EXERCISE GOAL »
Tally how many lines hold the string "size". Your reply should be that number alone.

=== GIVEN MATERIAL ===

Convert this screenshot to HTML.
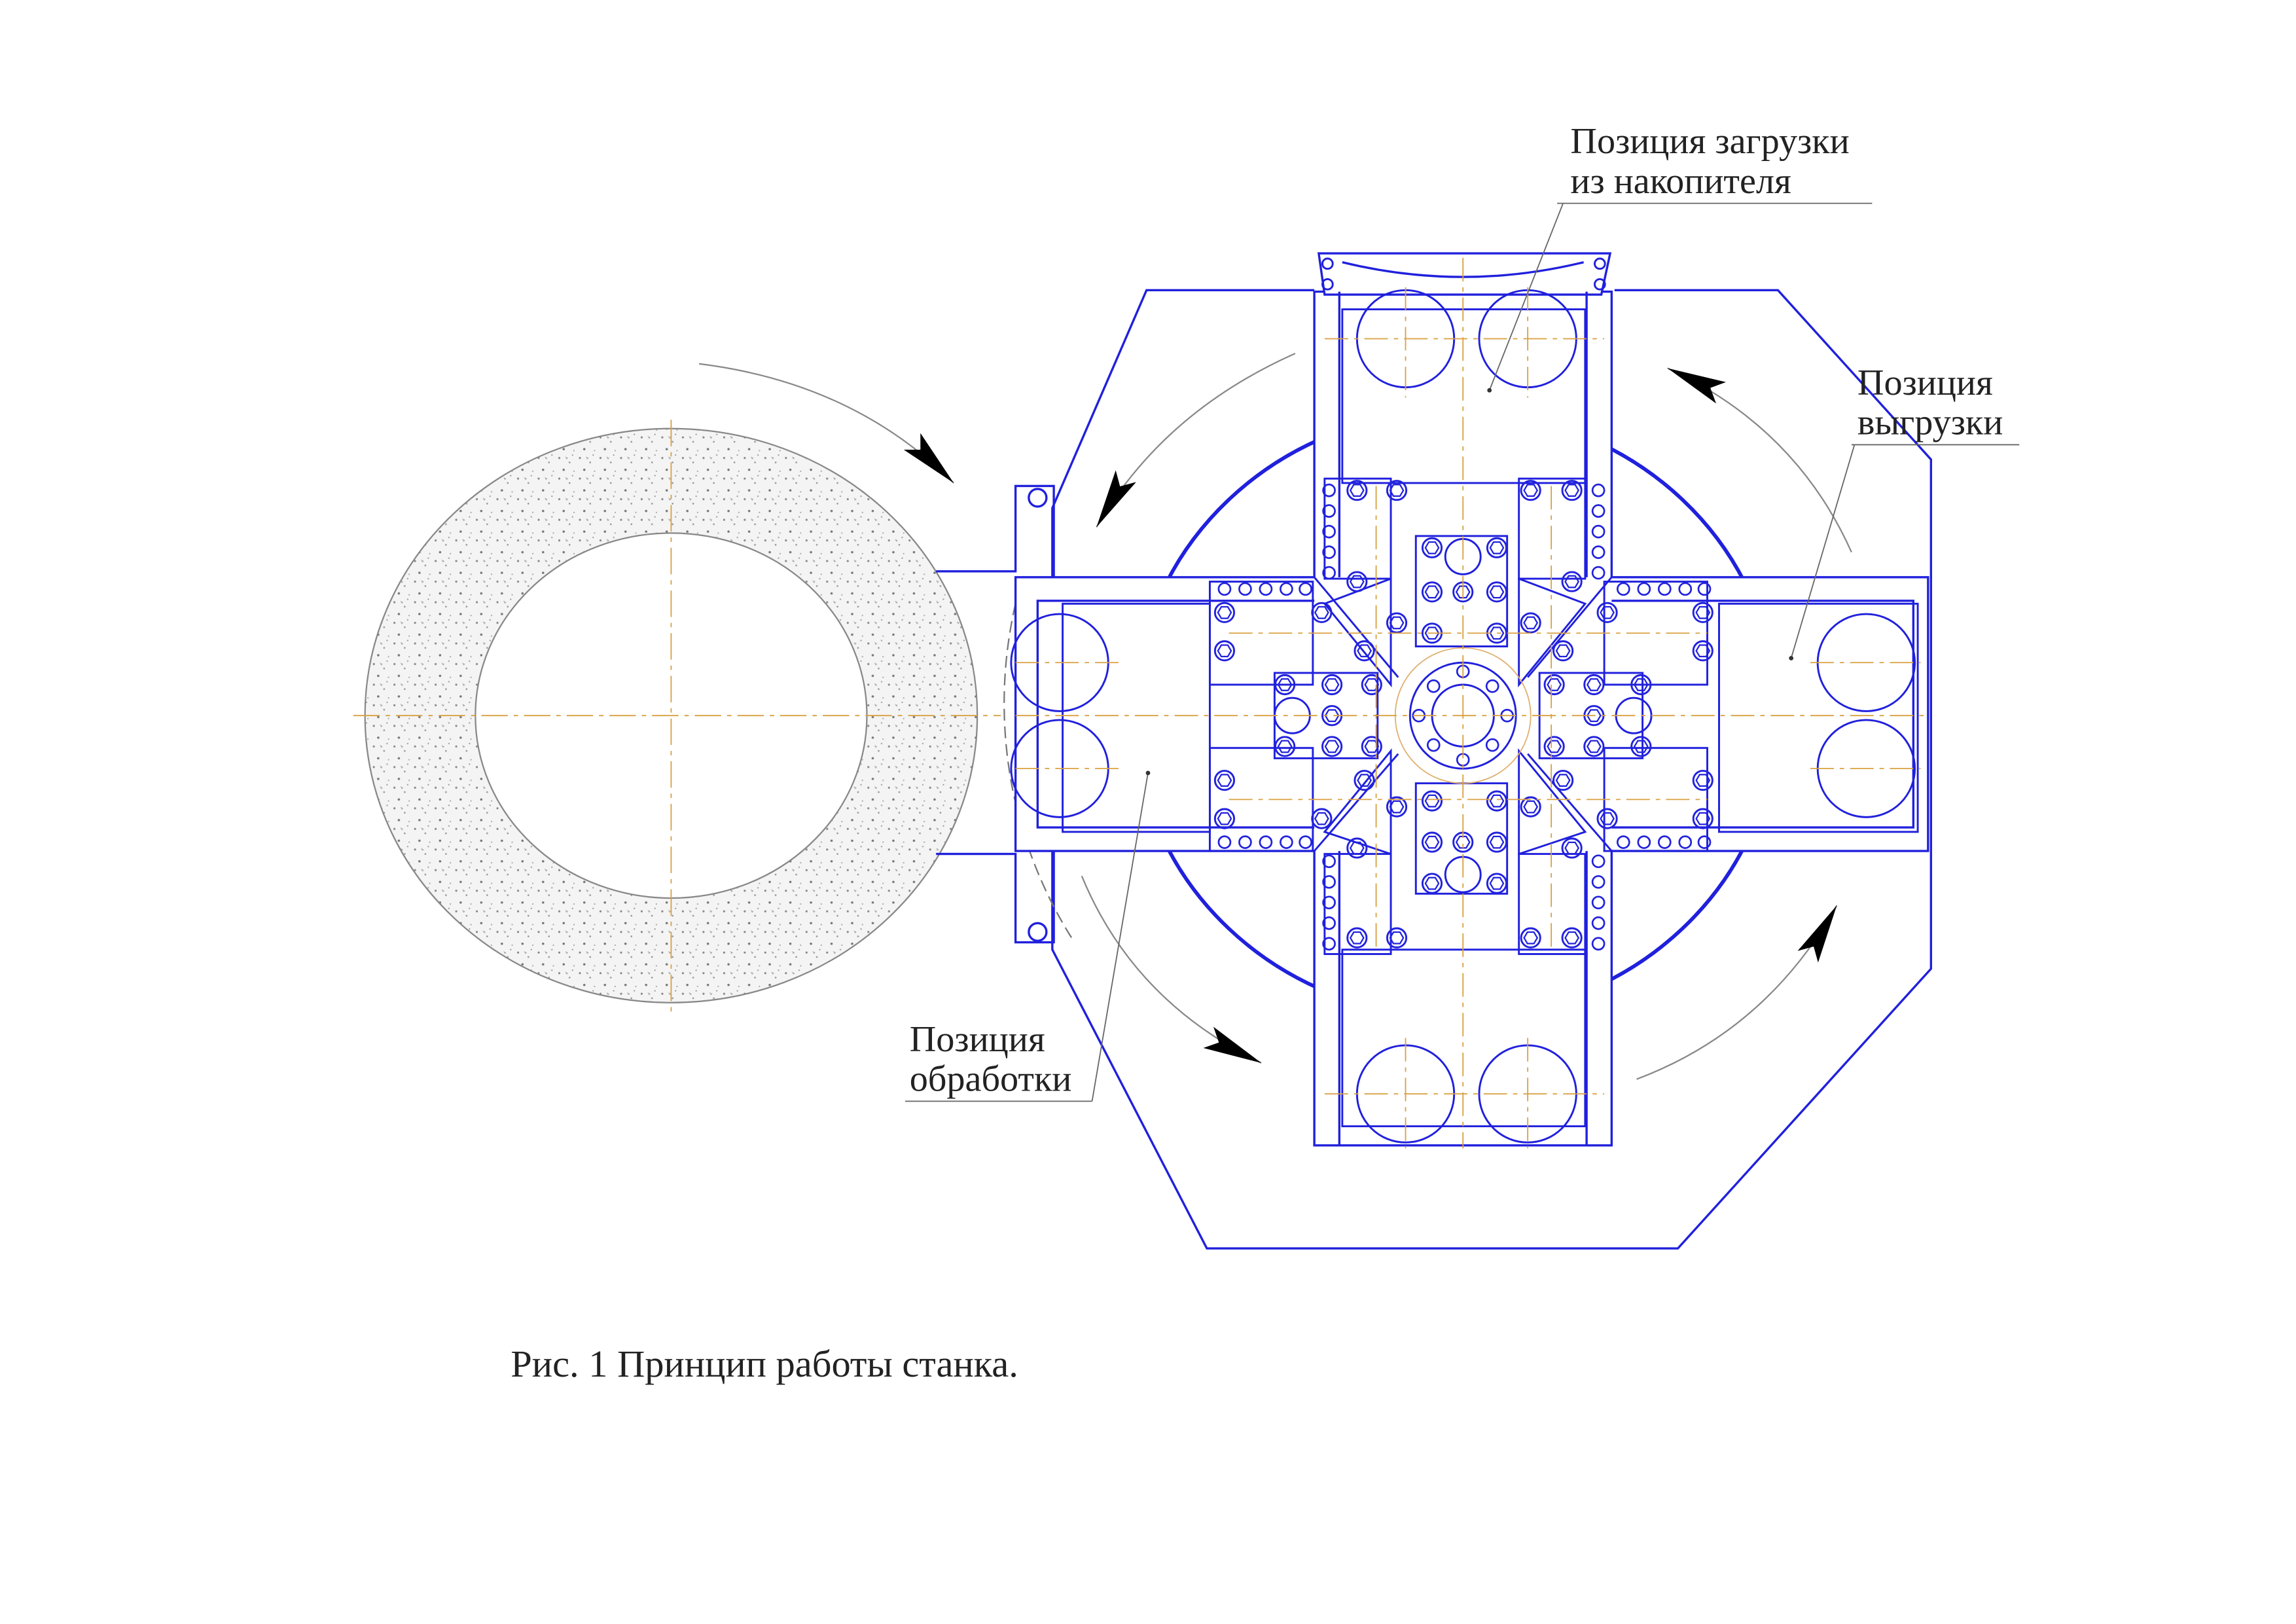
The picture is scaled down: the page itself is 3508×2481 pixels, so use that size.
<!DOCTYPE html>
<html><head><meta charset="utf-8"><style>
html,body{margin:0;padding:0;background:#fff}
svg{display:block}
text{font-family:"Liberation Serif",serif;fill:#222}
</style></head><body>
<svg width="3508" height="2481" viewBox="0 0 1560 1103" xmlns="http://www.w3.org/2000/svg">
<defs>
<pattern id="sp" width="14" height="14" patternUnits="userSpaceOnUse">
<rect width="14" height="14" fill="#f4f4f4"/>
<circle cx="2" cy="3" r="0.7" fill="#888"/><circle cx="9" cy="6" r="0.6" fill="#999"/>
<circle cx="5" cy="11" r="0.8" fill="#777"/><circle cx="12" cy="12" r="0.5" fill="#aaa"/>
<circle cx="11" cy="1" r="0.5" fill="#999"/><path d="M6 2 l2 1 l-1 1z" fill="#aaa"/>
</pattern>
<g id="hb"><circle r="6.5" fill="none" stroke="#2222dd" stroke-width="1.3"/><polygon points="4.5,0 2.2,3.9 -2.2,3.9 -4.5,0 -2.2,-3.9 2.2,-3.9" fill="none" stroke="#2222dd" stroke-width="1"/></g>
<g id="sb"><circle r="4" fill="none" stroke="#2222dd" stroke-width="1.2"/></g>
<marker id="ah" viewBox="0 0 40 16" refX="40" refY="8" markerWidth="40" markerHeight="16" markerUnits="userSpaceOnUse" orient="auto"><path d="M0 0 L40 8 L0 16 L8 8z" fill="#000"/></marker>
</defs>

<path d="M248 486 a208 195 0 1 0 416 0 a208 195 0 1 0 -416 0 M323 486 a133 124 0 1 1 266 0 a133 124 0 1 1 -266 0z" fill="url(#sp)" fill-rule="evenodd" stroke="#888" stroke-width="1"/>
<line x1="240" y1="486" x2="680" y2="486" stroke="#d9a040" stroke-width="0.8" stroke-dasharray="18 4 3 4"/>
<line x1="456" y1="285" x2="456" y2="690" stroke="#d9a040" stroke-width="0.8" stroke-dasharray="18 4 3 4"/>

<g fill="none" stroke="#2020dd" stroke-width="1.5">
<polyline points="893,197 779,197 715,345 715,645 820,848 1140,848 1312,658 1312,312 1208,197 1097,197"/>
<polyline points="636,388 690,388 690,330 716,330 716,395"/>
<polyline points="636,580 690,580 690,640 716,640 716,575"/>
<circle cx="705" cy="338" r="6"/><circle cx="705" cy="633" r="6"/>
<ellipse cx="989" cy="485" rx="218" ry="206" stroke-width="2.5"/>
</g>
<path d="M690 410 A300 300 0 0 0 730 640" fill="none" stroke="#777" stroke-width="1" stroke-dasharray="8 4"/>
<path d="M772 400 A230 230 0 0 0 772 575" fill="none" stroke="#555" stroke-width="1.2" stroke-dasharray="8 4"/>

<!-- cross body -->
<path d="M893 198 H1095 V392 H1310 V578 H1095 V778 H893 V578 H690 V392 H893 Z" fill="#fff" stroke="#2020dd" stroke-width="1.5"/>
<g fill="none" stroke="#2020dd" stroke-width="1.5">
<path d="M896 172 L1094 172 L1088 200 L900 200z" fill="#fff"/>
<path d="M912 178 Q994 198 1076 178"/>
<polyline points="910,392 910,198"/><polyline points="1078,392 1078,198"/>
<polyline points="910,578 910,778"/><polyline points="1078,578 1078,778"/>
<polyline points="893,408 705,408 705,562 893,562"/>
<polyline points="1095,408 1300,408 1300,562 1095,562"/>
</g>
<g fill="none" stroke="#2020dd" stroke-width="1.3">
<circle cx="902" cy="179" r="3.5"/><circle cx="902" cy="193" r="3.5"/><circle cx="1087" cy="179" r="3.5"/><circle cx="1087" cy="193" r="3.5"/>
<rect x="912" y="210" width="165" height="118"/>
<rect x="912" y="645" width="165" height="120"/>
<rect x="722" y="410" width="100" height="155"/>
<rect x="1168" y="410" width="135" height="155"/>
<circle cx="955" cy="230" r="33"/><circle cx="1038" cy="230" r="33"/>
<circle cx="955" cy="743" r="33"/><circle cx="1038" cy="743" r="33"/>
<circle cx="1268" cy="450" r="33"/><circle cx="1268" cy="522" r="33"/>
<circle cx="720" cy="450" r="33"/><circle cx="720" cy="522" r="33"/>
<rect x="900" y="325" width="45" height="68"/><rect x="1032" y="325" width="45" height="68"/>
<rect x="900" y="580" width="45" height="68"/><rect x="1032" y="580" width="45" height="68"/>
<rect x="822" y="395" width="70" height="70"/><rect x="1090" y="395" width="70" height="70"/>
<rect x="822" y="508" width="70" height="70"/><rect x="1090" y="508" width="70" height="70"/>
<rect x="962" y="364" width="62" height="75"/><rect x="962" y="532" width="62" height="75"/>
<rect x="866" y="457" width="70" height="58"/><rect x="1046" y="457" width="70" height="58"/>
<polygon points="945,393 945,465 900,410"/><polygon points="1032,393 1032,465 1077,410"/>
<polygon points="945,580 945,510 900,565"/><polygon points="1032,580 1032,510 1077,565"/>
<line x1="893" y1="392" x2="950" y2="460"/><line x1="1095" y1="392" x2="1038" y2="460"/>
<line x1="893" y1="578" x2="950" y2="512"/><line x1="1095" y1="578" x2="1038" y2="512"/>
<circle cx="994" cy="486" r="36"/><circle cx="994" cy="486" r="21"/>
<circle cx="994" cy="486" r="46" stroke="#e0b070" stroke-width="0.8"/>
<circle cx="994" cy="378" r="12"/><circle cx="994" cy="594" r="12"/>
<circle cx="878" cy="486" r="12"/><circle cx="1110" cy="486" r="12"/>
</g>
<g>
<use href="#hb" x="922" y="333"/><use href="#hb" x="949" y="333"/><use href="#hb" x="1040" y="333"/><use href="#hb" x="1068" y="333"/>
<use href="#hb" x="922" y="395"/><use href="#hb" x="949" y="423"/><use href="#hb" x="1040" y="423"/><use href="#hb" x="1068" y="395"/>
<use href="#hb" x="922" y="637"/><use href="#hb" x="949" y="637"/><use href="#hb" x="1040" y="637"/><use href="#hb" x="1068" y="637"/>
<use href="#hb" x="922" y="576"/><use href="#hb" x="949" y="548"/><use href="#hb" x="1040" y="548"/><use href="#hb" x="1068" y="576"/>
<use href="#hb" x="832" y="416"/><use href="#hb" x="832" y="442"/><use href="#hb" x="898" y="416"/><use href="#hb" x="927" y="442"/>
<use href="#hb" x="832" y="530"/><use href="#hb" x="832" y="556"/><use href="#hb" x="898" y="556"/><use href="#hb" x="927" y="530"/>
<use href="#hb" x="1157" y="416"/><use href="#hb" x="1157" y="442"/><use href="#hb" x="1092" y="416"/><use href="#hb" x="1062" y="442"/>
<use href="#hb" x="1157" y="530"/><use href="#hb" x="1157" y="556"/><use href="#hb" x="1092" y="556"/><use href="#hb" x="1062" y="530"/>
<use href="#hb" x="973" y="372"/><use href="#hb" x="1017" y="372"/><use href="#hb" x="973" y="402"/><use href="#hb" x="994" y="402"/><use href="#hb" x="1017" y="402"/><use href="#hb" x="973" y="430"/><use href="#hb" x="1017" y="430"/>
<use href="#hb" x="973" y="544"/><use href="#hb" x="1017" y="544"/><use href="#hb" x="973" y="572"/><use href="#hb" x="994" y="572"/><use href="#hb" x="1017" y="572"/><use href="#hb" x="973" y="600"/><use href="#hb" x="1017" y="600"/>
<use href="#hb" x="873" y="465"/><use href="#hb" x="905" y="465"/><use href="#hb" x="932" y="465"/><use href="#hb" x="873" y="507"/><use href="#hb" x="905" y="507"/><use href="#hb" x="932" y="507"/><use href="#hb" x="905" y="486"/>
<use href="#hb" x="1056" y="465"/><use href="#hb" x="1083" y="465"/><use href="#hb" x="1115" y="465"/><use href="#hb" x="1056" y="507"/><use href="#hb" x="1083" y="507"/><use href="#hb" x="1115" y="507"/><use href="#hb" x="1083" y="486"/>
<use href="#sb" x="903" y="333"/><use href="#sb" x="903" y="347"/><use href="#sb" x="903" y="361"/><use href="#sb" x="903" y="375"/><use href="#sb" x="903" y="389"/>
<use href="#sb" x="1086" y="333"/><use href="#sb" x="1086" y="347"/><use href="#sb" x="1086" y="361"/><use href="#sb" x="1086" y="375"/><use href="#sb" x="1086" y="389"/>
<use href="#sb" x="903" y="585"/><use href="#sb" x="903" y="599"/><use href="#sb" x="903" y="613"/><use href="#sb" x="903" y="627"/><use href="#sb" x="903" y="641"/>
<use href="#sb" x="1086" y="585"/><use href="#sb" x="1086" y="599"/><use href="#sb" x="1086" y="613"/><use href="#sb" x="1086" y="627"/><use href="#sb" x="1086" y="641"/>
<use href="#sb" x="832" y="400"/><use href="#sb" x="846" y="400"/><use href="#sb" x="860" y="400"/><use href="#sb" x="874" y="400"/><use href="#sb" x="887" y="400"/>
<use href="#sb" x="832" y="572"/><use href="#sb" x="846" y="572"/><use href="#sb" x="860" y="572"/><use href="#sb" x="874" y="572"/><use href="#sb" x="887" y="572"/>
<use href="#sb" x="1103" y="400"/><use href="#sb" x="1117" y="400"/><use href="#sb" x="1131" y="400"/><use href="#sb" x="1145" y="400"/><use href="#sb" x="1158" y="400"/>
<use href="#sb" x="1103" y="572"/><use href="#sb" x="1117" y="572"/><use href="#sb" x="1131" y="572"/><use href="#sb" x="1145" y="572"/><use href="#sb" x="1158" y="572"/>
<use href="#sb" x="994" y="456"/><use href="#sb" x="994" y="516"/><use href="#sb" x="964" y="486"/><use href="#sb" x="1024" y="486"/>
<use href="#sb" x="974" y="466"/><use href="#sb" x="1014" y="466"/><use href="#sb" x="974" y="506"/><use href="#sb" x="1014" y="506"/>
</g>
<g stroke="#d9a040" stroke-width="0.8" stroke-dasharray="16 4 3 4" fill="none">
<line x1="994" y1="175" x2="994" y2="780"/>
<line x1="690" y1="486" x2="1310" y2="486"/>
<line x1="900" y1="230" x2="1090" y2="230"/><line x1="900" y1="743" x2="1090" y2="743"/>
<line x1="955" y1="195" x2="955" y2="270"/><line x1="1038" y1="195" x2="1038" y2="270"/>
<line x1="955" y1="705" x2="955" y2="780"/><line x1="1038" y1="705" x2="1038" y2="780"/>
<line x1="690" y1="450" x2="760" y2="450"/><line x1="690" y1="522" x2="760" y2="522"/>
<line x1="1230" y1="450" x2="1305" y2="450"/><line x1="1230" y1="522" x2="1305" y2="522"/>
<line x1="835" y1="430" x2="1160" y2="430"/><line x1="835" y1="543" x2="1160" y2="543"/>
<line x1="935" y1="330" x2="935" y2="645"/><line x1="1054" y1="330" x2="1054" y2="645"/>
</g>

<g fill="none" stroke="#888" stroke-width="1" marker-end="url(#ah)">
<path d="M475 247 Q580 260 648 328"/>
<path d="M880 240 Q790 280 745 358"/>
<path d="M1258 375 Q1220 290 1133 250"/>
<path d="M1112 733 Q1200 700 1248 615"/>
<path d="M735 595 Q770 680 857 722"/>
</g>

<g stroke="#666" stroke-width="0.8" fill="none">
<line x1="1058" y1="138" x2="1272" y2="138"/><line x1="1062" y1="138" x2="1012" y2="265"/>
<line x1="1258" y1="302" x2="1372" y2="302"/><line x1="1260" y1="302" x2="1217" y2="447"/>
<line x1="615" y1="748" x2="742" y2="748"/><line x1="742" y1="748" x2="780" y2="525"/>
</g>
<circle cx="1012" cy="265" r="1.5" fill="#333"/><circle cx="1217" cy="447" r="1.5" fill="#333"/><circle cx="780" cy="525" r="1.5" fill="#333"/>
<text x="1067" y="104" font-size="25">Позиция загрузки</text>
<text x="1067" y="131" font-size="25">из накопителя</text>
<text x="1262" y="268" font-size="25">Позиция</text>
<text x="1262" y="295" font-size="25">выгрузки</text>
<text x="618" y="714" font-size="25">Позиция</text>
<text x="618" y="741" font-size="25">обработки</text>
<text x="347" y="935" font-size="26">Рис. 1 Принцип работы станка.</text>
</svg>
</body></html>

===

EXERCISE OUTPUT »
8